Un "stream" para Clari, luz hermana y luz foránea en-y-a mi alma, una guerrera.

“Son cosas de la tierra y la sangre que supongo que todo el mundo entiende”, dijo con la voz quebrada y acento cubano, y me tenía agarrada de los órganos. ¿Pero entiendo? A ver: volver al cuerpo. Hacerlo callar, hacerlo esperar; tenerlo rígido y ablandarle los músculos a suspiros; llevarlo al río, a las orillas, sentarlo quieto y reconocer las extremidades: “Hasta acá llegan”, dijo Anya mirándose los brazos y las piernas, sentada al borde de la tierra rota. Le andaba doliendo el vuelo. Se acercó a nuestro mate una criatura de las islas, reptando por sobre el nivel del piso. Mostró sus dibujos y nos miraba como quien mira a otra especie sin demasiado interés. “La libertad pesa”, dijo con voz humilde, y terminó el mate haciéndolo sonar a rana. Nosotras que pensábamos que lo que pesaba era el encierro, y que por eso habíamos ido al río... Hasta acá la tierra.

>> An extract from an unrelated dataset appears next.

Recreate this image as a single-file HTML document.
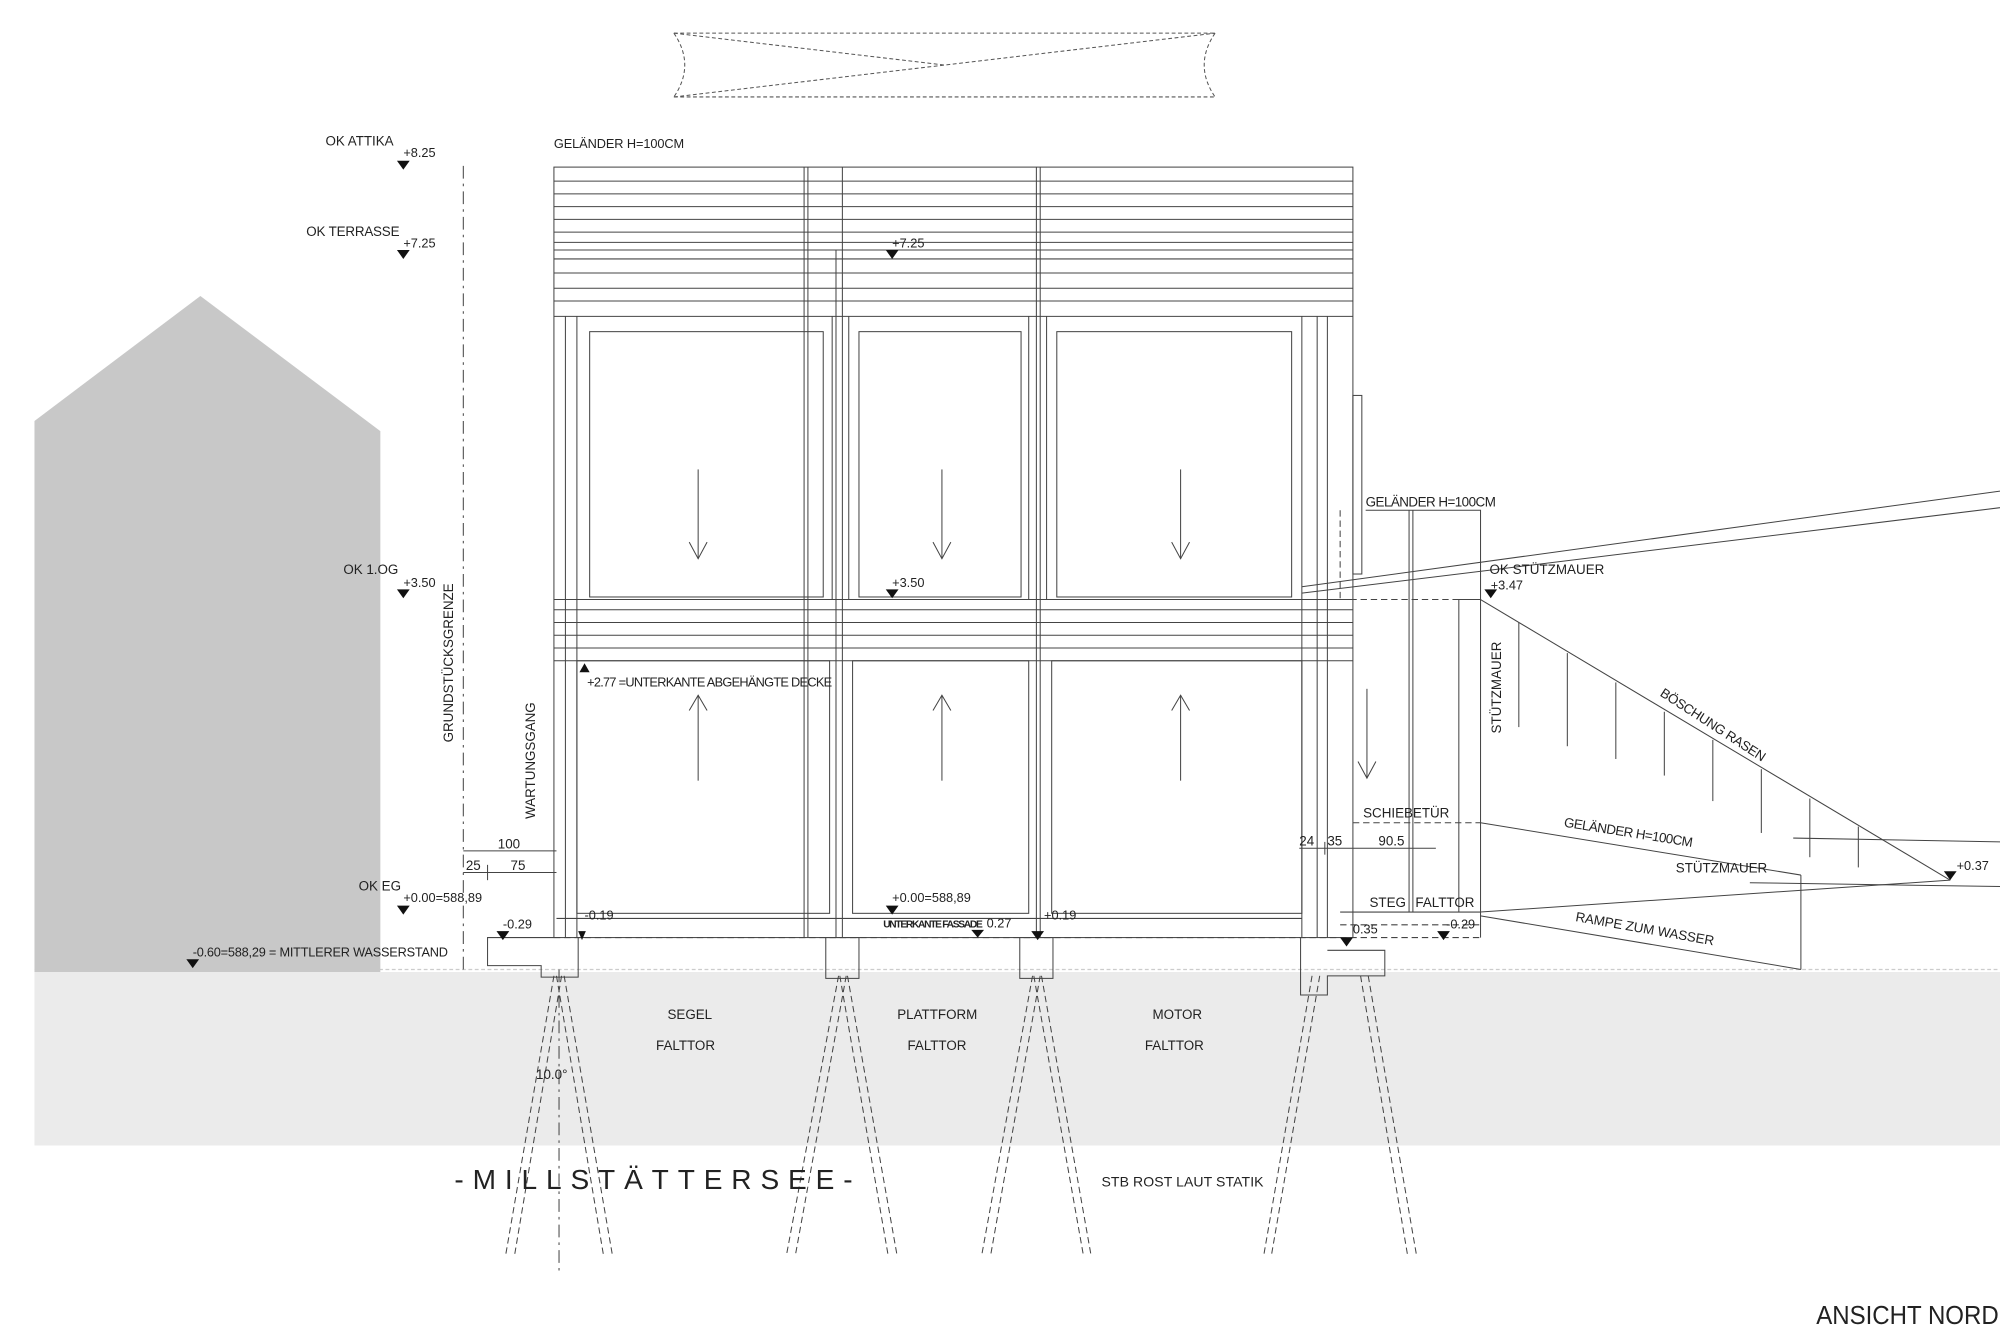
<!DOCTYPE html>
<html><head><meta charset="utf-8"><style>
html,body{margin:0;padding:0;background:#fff;}
svg{display:block;}
text{font-family:"Liberation Sans",sans-serif;fill:#222;}
</style></head><body>
<svg width="2000" height="1333" viewBox="0 0 1567 1045" preserveAspectRatio="none" xmlns="http://www.w3.org/2000/svg">
<rect width="1567" height="1045" fill="#fff"/>
<rect x="27" y="762" width="1540" height="136" fill="#ebebeb"/>
<line x1="27" y1="760" x2="1567" y2="760" stroke="#ccc" stroke-width="1" stroke-dasharray="3,2"/>
<polygon points="27,330 157,232 298,338 298,762 27,762" fill="#c8c8c8"/>
<g stroke="#555" stroke-width="0.8" fill="none" stroke-dasharray="3,2">
<line x1="528" y1="26" x2="952" y2="26"/><line x1="528" y1="76" x2="952" y2="76"/>
<line x1="528" y1="76" x2="952" y2="26"/><line x1="528" y1="26" x2="740" y2="51"/>
<path d="M528,26 Q545,51 528,76"/><path d="M952,26 Q935,51 952,76"/>
</g>
<line x1="363" y1="130" x2="363" y2="760" stroke="#444" stroke-width="0.8" stroke-dasharray="10,4,2,4"/>
<line x1="438" y1="760" x2="438" y2="1000" stroke="#444" stroke-width="0.8" stroke-dasharray="10,4,2,4"/>
<g stroke="#444" stroke-width="0.8" fill="none">
<rect x="434" y="131" width="626" height="604"/>
<line x1="434" y1="142" x2="1060" y2="142"/><line x1="434" y1="152" x2="1060" y2="152"/>
<line x1="434" y1="162" x2="1060" y2="162"/><line x1="434" y1="172" x2="1060" y2="172"/>
<line x1="434" y1="182" x2="1060" y2="182"/><line x1="434" y1="190" x2="1060" y2="190"/>
<line x1="434" y1="196" x2="1060" y2="196"/>
<line x1="434" y1="203" x2="1060" y2="203"/><line x1="434" y1="214" x2="1060" y2="214"/>
<line x1="434" y1="226" x2="1060" y2="226"/><line x1="434" y1="236" x2="1060" y2="236"/>
<line x1="434" y1="248" x2="1060" y2="248"/>
<line x1="434" y1="470" x2="1060" y2="470"/><line x1="434" y1="478" x2="1060" y2="478"/>
<line x1="434" y1="488" x2="1060" y2="488"/><line x1="434" y1="498" x2="1060" y2="498"/>
<line x1="434" y1="508" x2="1060" y2="508"/>
<line x1="434" y1="518" x2="1060" y2="518"/>
<line x1="630" y1="131" x2="630" y2="735"/><line x1="633" y1="131" x2="633" y2="735"/>
<line x1="655" y1="196" x2="655" y2="735"/><line x1="660" y1="131" x2="660" y2="735"/>
<line x1="812" y1="131" x2="812" y2="735"/><line x1="815" y1="131" x2="815" y2="735"/>
<line x1="452" y1="248" x2="452" y2="735"/><line x1="443" y1="248" x2="443" y2="735"/>
<line x1="1020" y1="248" x2="1020" y2="735"/><line x1="1032" y1="248" x2="1032" y2="735"/>
<line x1="1040" y1="248" x2="1040" y2="735"/>
<rect x="462" y="260" width="183" height="208"/><rect x="673" y="260" width="127" height="208"/><rect x="828" y="260" width="184" height="208"/>
<line x1="665" y1="248" x2="665" y2="470"/><line x1="806" y1="248" x2="806" y2="470"/><line x1="820" y1="248" x2="820" y2="470"/><line x1="652" y1="248" x2="652" y2="470"/>
<rect x="452" y="518" width="198" height="198"/><rect x="668" y="518" width="138" height="198"/><rect x="824" y="518" width="196" height="198"/>
<line x1="436" y1="720" x2="1020" y2="720"/>
<rect x="1060" y="310" width="7" height="140"/>
<line x1="547" y1="368" x2="547" y2="438"/><polyline points="540,425 547,438 554,425"/>
<line x1="738" y1="368" x2="738" y2="438"/><polyline points="731,425 738,438 745,425"/>
<line x1="925" y1="368" x2="925" y2="438"/><polyline points="918,425 925,438 932,425"/>
<line x1="547" y1="545" x2="547" y2="612"/><polyline points="540,557 547,545 554,557"/>
<line x1="738" y1="545" x2="738" y2="612"/><polyline points="731,557 738,545 745,557"/>
<line x1="925" y1="545" x2="925" y2="612"/><polyline points="918,557 925,545 932,557"/>
<line x1="1071" y1="540" x2="1071" y2="610"/><polyline points="1064,597 1071,610 1078,597"/>
<line x1="1104" y1="400" x2="1104" y2="715"/><line x1="1107" y1="400" x2="1107" y2="715"/>
<polyline points="1070,400 1160,400 1160,735"/>
<polyline points="1143,715 1143,470 1160,470"/>
<line x1="1050" y1="715" x2="1160" y2="715"/>
<polyline points="434,735 382,735 382,757 424,757 424,766 453,766 453,735"/>
<rect x="647" y="735" width="26" height="32"/><rect x="799" y="735" width="26" height="32"/>
<polyline points="1019,735 1019,780 1040,780 1040,765 1085,765 1085,745 1040,745"/>
<line x1="1160" y1="470" x2="1528" y2="690"/>
<line x1="1190" y1="488" x2="1190" y2="570"/><line x1="1228" y1="512" x2="1228" y2="585"/>
<line x1="1266" y1="535" x2="1266" y2="595"/><line x1="1304" y1="558" x2="1304" y2="608"/>
<line x1="1342" y1="580" x2="1342" y2="628"/><line x1="1380" y1="603" x2="1380" y2="653"/>
<line x1="1418" y1="626" x2="1418" y2="672"/><line x1="1456" y1="648" x2="1456" y2="680"/>
<line x1="1020" y1="460" x2="1567" y2="385"/><line x1="1020" y1="465" x2="1567" y2="398"/>
<line x1="1160" y1="645" x2="1411" y2="686"/><line x1="1411" y1="686" x2="1411" y2="760"/>
<line x1="1160" y1="715" x2="1528" y2="690"/>
<line x1="1160" y1="718" x2="1411" y2="760"/>
<line x1="1371" y1="692" x2="1567" y2="695"/><line x1="1405" y1="657" x2="1567" y2="660"/>
<line x1="363" y1="667" x2="436" y2="667"/><line x1="363" y1="684" x2="436" y2="684"/>
<line x1="382" y1="678" x2="382" y2="690"/>
<line x1="1018" y1="665" x2="1125" y2="665"/><line x1="1038" y1="660" x2="1038" y2="670"/>
</g>
<g stroke="#444" stroke-width="0.8" fill="none" stroke-dasharray="5,3">
<line x1="434" y1="735" x2="1160" y2="735"/>
<line x1="1050" y1="400" x2="1050" y2="470"/><line x1="1050" y1="470" x2="1160" y2="470"/>
<line x1="1060" y1="645" x2="1160" y2="645"/>
<line x1="1050" y1="725" x2="1160" y2="725"/>
<line x1="434" y1="765" x2="396" y2="985"/><line x1="440" y1="765" x2="403" y2="985"/>
<line x1="436" y1="765" x2="473" y2="985"/><line x1="442" y1="765" x2="480" y2="985"/>
<line x1="657" y1="765" x2="616" y2="985"/><line x1="663" y1="765" x2="623" y2="985"/>
<line x1="658" y1="765" x2="696" y2="985"/><line x1="664" y1="765" x2="703" y2="985"/>
<line x1="809" y1="765" x2="769" y2="985"/><line x1="815" y1="765" x2="776" y2="985"/>
<line x1="810" y1="765" x2="849" y2="985"/><line x1="816" y1="765" x2="855" y2="985"/>
<line x1="1028" y1="765" x2="990" y2="985"/><line x1="1034" y1="765" x2="996" y2="985"/>
<line x1="1066" y1="765" x2="1103" y2="985"/><line x1="1072" y1="765" x2="1110" y2="985"/>
</g>
<g fill="#111">
<polygon points="311,126 321,126 316,133"/><polygon points="311,196 321,196 316,203"/>
<polygon points="311,462 321,462 316,469"/><polygon points="311,710 321,710 316,717"/>
<polygon points="146,752 156,752 151,759"/><polygon points="389,730 399,730 394,737"/>
<polygon points="453,730 459,730 456,737"/><polygon points="694,196 704,196 699,203"/>
<polygon points="694,462 704,462 699,469"/><polygon points="694,710 704,710 699,717"/>
<polygon points="761,729 771,729 766,735"/><polygon points="808,730 818,730 813,737"/>
<polygon points="454,527 462,527 458,520"/><polygon points="1163,462 1173,462 1168,469"/>
<polygon points="1523,683 1533,683 1528,690"/><polygon points="1050,735 1060,735 1055,742"/>
<polygon points="1126,730 1136,730 1131,737"/>
</g>
<g font-size="10.5">
<text x="255" y="114">OK ATTIKA</text><text x="316" y="123" font-size="10">+8.25</text>
<text x="240" y="185" textLength="73">OK TERRASSE</text><text x="316" y="194" font-size="10">+7.25</text>
<text x="269" y="450">OK 1.OG</text><text x="316" y="460" font-size="10">+3.50</text>
<text x="281" y="698">OK EG</text><text x="316" y="707" font-size="10">+0.00=588,89</text>
<text x="151" y="750" font-size="10" textLength="200">-0.60=588,29 = MITTLERER WASSERSTAND</text>
<text x="394" y="728" font-size="10">-0.29</text><text x="458" y="721" font-size="10">-0.19</text>
<text x="699" y="194" font-size="10">+7.25</text><text x="699" y="460" font-size="10">+3.50</text>
<text x="699" y="707" font-size="10">+0.00=588,89</text>
<text x="692" y="727" font-size="8" font-weight="bold" textLength="78">UNTERKANTE FASSADE</text>
<text x="773" y="727" font-size="10">0.27</text><text x="818" y="721" font-size="10">+0.19</text>
<text x="460" y="538" font-size="10" textLength="192">+2.77 =UNTERKANTE ABGEHÄNGTE DECKE</text>
<text x="434" y="116" font-size="10" fill="#777" textLength="102">GELÄNDER H=100CM</text>
<text x="1070" y="397" textLength="102">GELÄNDER H=100CM</text>
<text x="1167" y="450" textLength="90">OK STÜTZMAUER</text><text x="1168" y="462" font-size="10">+3.47</text>
<text x="1068" y="641">SCHIEBETÜR</text>
<text x="1073" y="711">STEG</text><text x="1109" y="711">FALTTOR</text>
<text x="1060" y="732" font-size="10">0.35</text><text x="1133" y="728" font-size="10">-0.29</text>
<text x="1018" y="663">24</text><text x="1040" y="663">35</text><text x="1080" y="663">90.5</text>
<text x="390" y="665">100</text><text x="365" y="682">25</text><text x="400" y="682">75</text>
<text x="1313" y="684" fill="#888">STÜTZMAUER</text>
<text x="1533" y="682" font-size="10">+0.37</text>
<text transform="translate(1225,648) rotate(9)" textLength="102">GELÄNDER H=100CM</text>
<text transform="translate(1234,722) rotate(10)" textLength="110">RAMPE ZUM WASSER</text>
<text transform="translate(1300,545) rotate(33)" textLength="96">BÖSCHUNG RASEN</text>
<text transform="translate(1176,575) rotate(-90)" textLength="72">STÜTZMAUER</text>
<text transform="translate(355,582) rotate(-90)">GRUNDSTÜCKSGRENZE</text>
<text transform="translate(419,642) rotate(-90)">WARTUNGSGANG</text>
<text x="523" y="799">SEGEL</text><text x="514" y="823">FALTTOR</text>
<text x="703" y="799">PLATTFORM</text><text x="711" y="823">FALTTOR</text>
<text x="903" y="799">MOTOR</text><text x="897" y="823">FALTTOR</text>
<text x="420" y="846">10.0°</text>
<text x="356" y="932" font-size="22" textLength="312" lengthAdjust="spacing">-MILLSTÄTTERSEE-</text>
<text x="863" y="930" font-size="11" fill="#777" textLength="127">STB ROST LAUT STATIK</text>
<text x="1423" y="1038" font-size="20" fill="#111" textLength="143" lengthAdjust="spacingAndGlyphs">ANSICHT NORD</text>
</g>
</svg>
</body></html>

No: del otro lado del río vive Martín, en las islas; parece como si cuando oscurece se fuera nadando al encuentro de un hijo que lo espera en la puerta de la casa descalzo, a pesar del frío, y le cuenta algo que descubrió sobre un bichito: un secreto. Un secreto de la tierra que sólo saben los insectos y todo lo que croa o hace ruido cuando se derrite el cemento, se apaga el hechizo de la civilización, y el agua insiste, a golpes, sobre la orilla, insiste, declara que sigue siendo la que muerde la tierra y no la tierra la que muerde ningún vacío, ningún abismo, ningún espacio. El hijo de Martín se pasó la tarde mirando fijo a una araña mientras cazaba siguiendo el dictado del centro de su cuerpo, el impulso de la entraña sobre el telar, la verdad del hambre. Por sobre la muerte de cualquier mosca torpe que haya quedado pegada, la verdad del hambre. Cuando nos olvidamos del cuerpo la libertad se volvió amenaza, es que las certezas las llevábamos adentro y las desoímos. Un tiempo después nos olvidamos de Martín y nos fuimos a escuchar tango. No pesaba nada, ni siquiera el viaje en colectivo, porque ahí se nos reveló que eso que llevábamos con la vergüenza de quien tiene muñones, eso, no era más que las manos enteras, y que de vuelta las sabíamos usar y nos acordamos de que con esa mano tocábamos el tango, la flauta traversa, y estrenamos besos de otras lenguas en idiomas que no sabíamos que hablábamos, nosotras, las de antes, las del primer momento, cuando Anya me enseñó el uso de la “q”, y las de ahora, etéreas de tanto desdoblarnos en para atrás y para adelante. Una euforia. Esto recién empieza. Ahí seguía sonando, Astor, sobre el escenario, dos músicos en cuatro ojos enamorados cada uno del otro par, y estábamos enteras y en carne viva. Carne viva de nuestro tango, y después se sumó la guitarra, la chacarera daba ganas de llorar, carajo, me hubiera ido directo al escenario a abrazarlos a todos o a romper a golpes la guitarra, romperla contra el piso de amor, romper la flauta a golpes contra el piano, gritarles la puta madre me perforaron, me perforaron a chacarera. Sí, entiendo. Cosas de la tierra y la sangre que yo también entiendo.